Across the world, countries are facing increasing pressure to reduce the ecological imprint they leave on the planet, slow down climate change, and protect the environment for future generations. Greater emphasis has been placed on the importance of transitioning to using renewable energy, instead of fossil fuels.
With renewable energy varying from wind, solar, hydropower and bioenergy, there are an increasing number of more environmentally-friendly options for producing the energy our global society uses each day.
Germany leads the world with a renewable energy consumption of 12.74 percent of their total energy use. This European nation is on an energy revolution aimed at replacing its fossil fuels with wind and solar technology, which scientists agree is pivotal for every country to adopt in order to avoid a climate disaster across the globe.
In particular, Germany has been working to reduce its coal use, with the first half of 2019 seeing the country use more renewable sources of energy to produce electricity than coal and nuclear power combined, a first for the country. In addition, renewables accounted for 40% of Germany’s electricity consumption in 2018, and more work is being done to continue the rise in renewable energy use.
The UK ranks second in their renewable energy use at 11.05 percent in the country’s total consumption. Wind power has been particularly prevalent, with a new energy record set when wind provided over 40 percent of the nation’s power.
The USA ranks at 10th with a renewable energy proportion of less than half that of the UK and nearly three times less that of Germany at 4.32 percent. South Africa ranks at 15th with even lower renewable use levels at just 2.25 percent. Other countries with a particularly low consumption include Mexico at 1.65 percent, South Korea at 1.63 percent and Russia at 0.04 percent. And whilst the likes of Germany and the UK are leading the way, it is critical that these figures continue to rise over the next few years for all countries across the globe.
With the world facing increasing demands to slow down and stop climate change, it is pivotal the adoption of renewable energy continues. A UN report predicts that by 2050 the population will reach a whopping 9.8 billion and by 2100 this will rise further to 11.2 billion. With the increasing number of people living on the planet, the demand for energy will naturally increase, and it is crucial that we are catering for this in an environmentally conscious way that is not damaging to the planet.
By 2050, the International Renewable Energy Agency (IRENA) reveal that renewable power is expected to provide the majority of global power at an impressive 86 percent.
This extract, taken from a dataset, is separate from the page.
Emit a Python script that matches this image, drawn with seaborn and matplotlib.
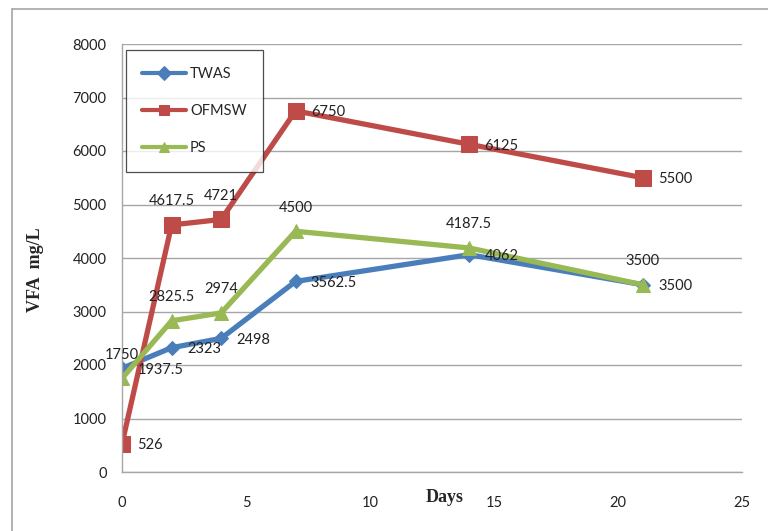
import matplotlib
matplotlib.use("Agg")
import matplotlib.pyplot as plt
import pandas as pd
import seaborn as sns
from matplotlib.lines import Line2D

# data
days = [0, 2, 4, 7, 14, 21]
twas = [1937.5, 2323, 2498, 3562.5, 4062, 3500]
ofmsw = [526, 4617.5, 4721, 6750, 6125, 5500]
ps = [1750, 2825.5, 2974, 4500, 4187.5, 3500]
series_names = ['TWAS', 'OFMSW', 'PS']

sns.set_style('white')
plt.rcParams['font.family'] = ['Lato', 'DejaVu Sans']

df = pd.DataFrame({'day': days, 'TWAS': twas, 'OFMSW': ofmsw, 'PS': ps})
df = df.melt(id_vars='day', var_name='series', value_name='vfa')

colors = {'TWAS': '#4A7EBB', 'OFMSW': '#BE4B48', 'PS': '#98B954'}
markers = {'TWAS': 'D', 'OFMSW': 's', 'PS': '^'}
msizes = {'TWAS': 7, 'OFMSW': 11, 'PS': 10}
# where the data labels sit: 'r' = right of point, 'a' = above
label_pos = {
    'TWAS': ['r', 'r', 'r', 'r', 'r', 'r'],
    'OFMSW': ['r', 'a', 'a', 'r', 'r', 'r'],
    'PS': ['a', 'a', 'a', 'a', 'a', 'a'],
}

fig = plt.figure(figsize=(7.68, 5.31), dpi=100)
ax = fig.add_axes([122 / 768, 1 - 472 / 531, 620 / 768, 428 / 531])

for name in series_names:
    sub = df[df['series'] == name]
    sns.lineplot(data=sub, x='day', y='vfa', ax=ax, color=colors[name],
                 marker=markers[name], markersize=msizes[name], linewidth=3.8,
                 markeredgecolor=colors[name], label=name)
    for (x, y), pos in zip(zip(sub['day'], sub['vfa']), label_pos[name]):
        txt = f'{y:g}'
        if pos == 'r':
            ax.annotate(txt, (x, y), xytext=(11, -1), textcoords='offset points',
                        ha='left', va='center', fontsize=10.5, color='#222222')
        else:
            ax.annotate(txt, (x, y), xytext=(0, 17), textcoords='offset points',
                        ha='center', va='center', fontsize=10.5, color='#222222')

ax.set_xlim(0, 25)
ax.set_ylim(0, 8000)
ax.set_xticks([0, 5, 10, 15, 20, 25])
ax.set_yticks(range(0, 8001, 1000))
ax.tick_params(axis='both', length=0, labelsize=10.5, colors='#222222')
ax.tick_params(axis='x', pad=17)
ax.tick_params(axis='y', pad=11)
ax.yaxis.grid(True, color='#A6A6A6', linewidth=1)
ax.set_axisbelow(True)
for s in ['top', 'right']:
    ax.spines[s].set_visible(False)
for s in ['left', 'bottom']:
    ax.spines[s].set_color('#A6A6A6')
    ax.spines[s].set_linewidth(1)
ax.set_xlabel('')
ax.set_ylabel('')

leg = ax.legend(loc='upper left', bbox_to_anchor=(0.006, 0.986), fontsize=10.5,
                labelspacing=1.6, handlelength=3.0, borderpad=1.15,
                handletextpad=0.25, fancybox=False, frameon=True,
                borderaxespad=0)
leg.get_frame().set_edgecolor('#222222')
leg.get_frame().set_linewidth(0.9)
for h in leg.legend_handles:
    h.set_linewidth(3)
    h.set_markersize(7)

fig.text(35 / 768, 1 - 270 / 531, 'VFA  mg/L', rotation=90, ha='center',
         va='center', fontsize=13, fontweight='bold', family='Liberation Serif')
fig.text(445 / 768, 1 - 497 / 531, 'Days', ha='center', va='center',
         fontsize=13, fontweight='bold', family='Liberation Serif')

# outer chart border (top and left edges visible)
fig.add_artist(Line2D([12 / 768, 12 / 768], [0, 1 - 9 / 531],
                      transform=fig.transFigure, color='#A6A6A6', linewidth=1.2))
fig.add_artist(Line2D([12 / 768, 1], [1 - 9 / 531, 1 - 9 / 531],
                      transform=fig.transFigure, color='#A6A6A6', linewidth=1.2))

fig.savefig('out.png', dpi=100)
With Germany leading the renewable energy consumption at 12.74 percent, there is a long way to go for all countries across the globe to meet these targets.
“It’s very important to not only be aware of how much energy from non-renewable sources is being used both individually and globally, but to put that in a context that everyone can understand” said Peter Earl from the Energy team at Compare the Market. “Championing the countries that are leading the way in using renewable energy is equally important and we are proud to see the UK is one of the countries highest up in the league table.”